**Entries provided**
☆ ☆ ☆

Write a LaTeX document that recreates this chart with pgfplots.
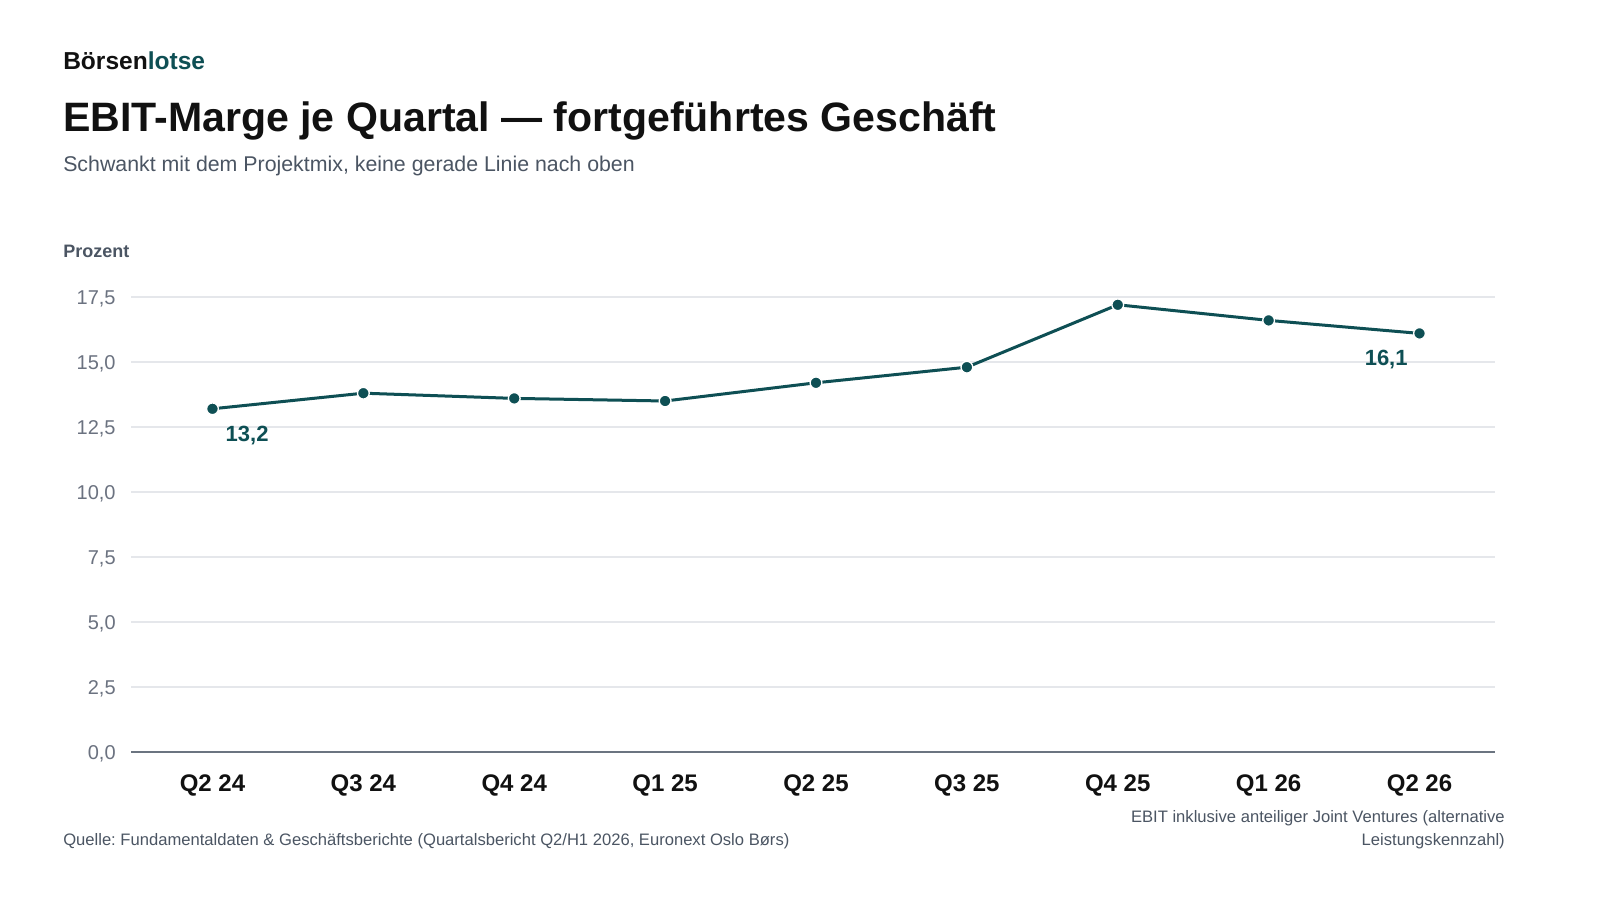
\documentclass[border=0pt]{standalone}
\usepackage{pgfplots}
\pgfplotsset{compat=1.18}
\usepackage{fontspec}
\setmainfont{Liberation Sans}
\frenchspacing
\definecolor{brandteal}{HTML}{0E4F54}
\definecolor{titleblack}{HTML}{111111}
\definecolor{subgray}{HTML}{4B5563}
\definecolor{tickgray}{HTML}{6B7280}
\definecolor{axisgray}{HTML}{6B7480}
\definecolor{gridgray}{HTML}{E5E7EB}
\begin{document}
\begin{tikzpicture}
\path[fill=white, use as bounding box] (0pt,0pt) rectangle (1200pt,675pt);
\node[anchor=base west, inner sep=0, font=\fontsize{18.4}{21}\selectfont\bfseries, text=titleblack] at (47.25pt,622.5pt) {Börsen\textcolor{brandteal}{lotse}};
\node[anchor=base west, inner sep=0, font=\fontsize{30.8}{36}\selectfont\bfseries, text=titleblack] at (47.25pt,576pt) {EBIT-Marge je Quartal — fortgeführtes Geschäft};
\node[anchor=base west, inner sep=0, font=\fontsize{16}{19}\selectfont, text=subgray] at (47.25pt,546pt) {Schwankt mit dem Projektmix, keine gerade Linie nach oben};
\node[anchor=base west, inner sep=0, font=\fontsize{13.5}{16}\selectfont\bfseries, text=subgray] at (47.25pt,481.5pt) {Prozent};
\begin{axis}[
  at={(98.25pt,111pt)}, anchor=south west,
  scale only axis, width=1023pt, height=341.25pt,
  xmin=-0.54, xmax=8.5, ymin=0, ymax=17.5,
  xtick={0,...,8},
  xticklabels={Q2 24,Q3 24,Q4 24,Q1 25,Q2 25,Q3 25,Q4 25,Q1 26,Q2 26},
  ytick={0,2.5,5,7.5,10,12.5,15,17.5},
  axis lines=left,
  axis line style={-},
  y axis line style={draw=none},
  x axis line style={draw=axisgray, line width=1.5pt},
  major tick length=0pt,
  ymajorgrids,
  grid style={draw=gridgray, line width=0.9pt},
  yticklabel style={font=\fontsize{15}{18}\selectfont, text=tickgray, anchor=base east, xshift=-8pt, yshift=-5.4pt},
  xticklabel style={font=\fontsize{18}{21}\selectfont\bfseries, text=titleblack, anchor=base, yshift=-30pt},
  /pgf/number format/use comma,
  /pgf/number format/fixed,
  /pgf/number format/fixed zerofill,
  /pgf/number format/precision=1,
  /pgf/number format/assume math mode=true,
  clip=false,
]
\addplot[brandteal, line width=2.25pt, mark=*, mark size=4.4pt, mark options={fill=brandteal, draw=white, line width=1pt}] coordinates {
(0,13.2) (1,13.8) (2,13.6) (3,13.5) (4,14.2) (5,14.8) (6,17.2) (7,16.6) (8,16.1)
};
\addplot[draw=none, mark=none, nodes near coords, point meta=y,
  every node near coord/.append style={font=\fontsize{16.5}{19}\selectfont\bfseries, text=brandteal, anchor=center, xshift=26pt, yshift=-20pt}]
  coordinates {(0,13.2)};
\addplot[draw=none, mark=none, nodes near coords, point meta=y,
  every node near coord/.append style={font=\fontsize{16.5}{19}\selectfont\bfseries, text=brandteal, anchor=center, xshift=-25pt, yshift=-19.5pt}]
  coordinates {(8,16.1)};
\end{axis}
\node[anchor=base west, inner sep=0, font=\fontsize{12.45}{14}\selectfont, text=subgray] at (47.25pt,40.5pt) {Quelle: Fundamentaldaten \& Geschäftsberichte (Quartalsbericht Q2/H1 2026, Euronext Oslo Børs)};
\node[anchor=base east, inner sep=0, font=\fontsize{12.45}{14}\selectfont, text=subgray] at (1128.75pt,57.75pt) {EBIT inklusive anteiliger Joint Ventures (alternative};
\node[anchor=base east, inner sep=0, font=\fontsize{12.45}{14}\selectfont, text=subgray] at (1128.75pt,40.5pt) {Leistungskennzahl)};
\end{tikzpicture}
\end{document}
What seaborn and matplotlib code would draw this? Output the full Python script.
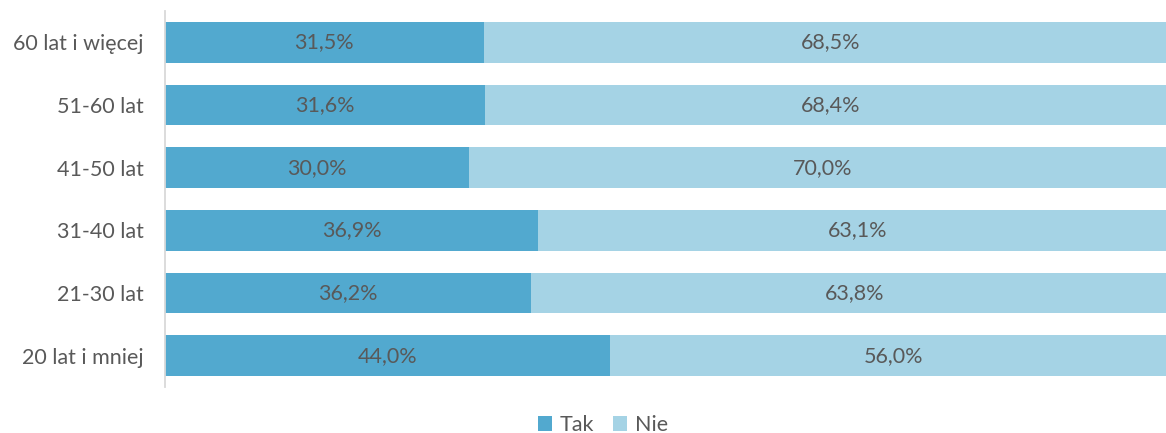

☆ ☆ ☆

**The task**
Except for the pictures, give all the material above again verbatim.

**Task answer**
Write a LaTeX document that recreates this chart with pgfplots.
\documentclass[border=0pt]{standalone}
\usepackage{pgfplots}
\pgfplotsset{compat=1.18}
\usepackage{fontspec}
\setmainfont{Liberation Sans}
\frenchspacing
\definecolor{brandteal}{HTML}{0E4F54}
\definecolor{titleblack}{HTML}{111111}
\definecolor{subgray}{HTML}{4B5563}
\definecolor{tickgray}{HTML}{6B7280}
\definecolor{axisgray}{HTML}{6B7480}
\definecolor{gridgray}{HTML}{E5E7EB}
\begin{document}
\begin{tikzpicture}
\path[fill=white, use as bounding box] (0pt,0pt) rectangle (1200pt,675pt);
\node[anchor=base west, inner sep=0, font=\fontsize{18.4}{21}\selectfont\bfseries, text=titleblack] at (47.25pt,622.5pt) {Börsen\textcolor{brandteal}{lotse}};
\node[anchor=base west, inner sep=0, font=\fontsize{30.8}{36}\selectfont\bfseries, text=titleblack] at (47.25pt,576pt) {EBIT-Marge je Quartal — fortgeführtes Geschäft};
\node[anchor=base west, inner sep=0, font=\fontsize{16}{19}\selectfont, text=subgray] at (47.25pt,546pt) {Schwankt mit dem Projektmix, keine gerade Linie nach oben};
\node[anchor=base west, inner sep=0, font=\fontsize{13.5}{16}\selectfont\bfseries, text=subgray] at (47.25pt,481.5pt) {Prozent};
\begin{axis}[
  at={(98.25pt,111pt)}, anchor=south west,
  scale only axis, width=1023pt, height=341.25pt,
  xmin=-0.54, xmax=8.5, ymin=0, ymax=17.5,
  xtick={0,...,8},
  xticklabels={Q2 24,Q3 24,Q4 24,Q1 25,Q2 25,Q3 25,Q4 25,Q1 26,Q2 26},
  ytick={0,2.5,5,7.5,10,12.5,15,17.5},
  axis lines=left,
  axis line style={-},
  y axis line style={draw=none},
  x axis line style={draw=axisgray, line width=1.5pt},
  major tick length=0pt,
  ymajorgrids,
  grid style={draw=gridgray, line width=0.9pt},
  yticklabel style={font=\fontsize{15}{18}\selectfont, text=tickgray, anchor=base east, xshift=-8pt, yshift=-5.4pt},
  xticklabel style={font=\fontsize{18}{21}\selectfont\bfseries, text=titleblack, anchor=base, yshift=-30pt},
  /pgf/number format/use comma,
  /pgf/number format/fixed,
  /pgf/number format/fixed zerofill,
  /pgf/number format/precision=1,
  /pgf/number format/assume math mode=true,
  clip=false,
]
\addplot[brandteal, line width=2.25pt, mark=*, mark size=4.4pt, mark options={fill=brandteal, draw=white, line width=1pt}] coordinates {
(0,13.2) (1,13.8) (2,13.6) (3,13.5) (4,14.2) (5,14.8) (6,17.2) (7,16.6) (8,16.1)
};
\addplot[draw=none, mark=none, nodes near coords, point meta=y,
  every node near coord/.append style={font=\fontsize{16.5}{19}\selectfont\bfseries, text=brandteal, anchor=center, xshift=26pt, yshift=-20pt}]
  coordinates {(0,13.2)};
\addplot[draw=none, mark=none, nodes near coords, point meta=y,
  every node near coord/.append style={font=\fontsize{16.5}{19}\selectfont\bfseries, text=brandteal, anchor=center, xshift=-25pt, yshift=-19.5pt}]
  coordinates {(8,16.1)};
\end{axis}
\node[anchor=base west, inner sep=0, font=\fontsize{12.45}{14}\selectfont, text=subgray] at (47.25pt,40.5pt) {Quelle: Fundamentaldaten \& Geschäftsberichte (Quartalsbericht Q2/H1 2026, Euronext Oslo Børs)};
\node[anchor=base east, inner sep=0, font=\fontsize{12.45}{14}\selectfont, text=subgray] at (1128.75pt,57.75pt) {EBIT inklusive anteiliger Joint Ventures (alternative};
\node[anchor=base east, inner sep=0, font=\fontsize{12.45}{14}\selectfont, text=subgray] at (1128.75pt,40.5pt) {Leistungskennzahl)};
\end{tikzpicture}
\end{document}
What seaborn and matplotlib code would draw this? Output the full Python script.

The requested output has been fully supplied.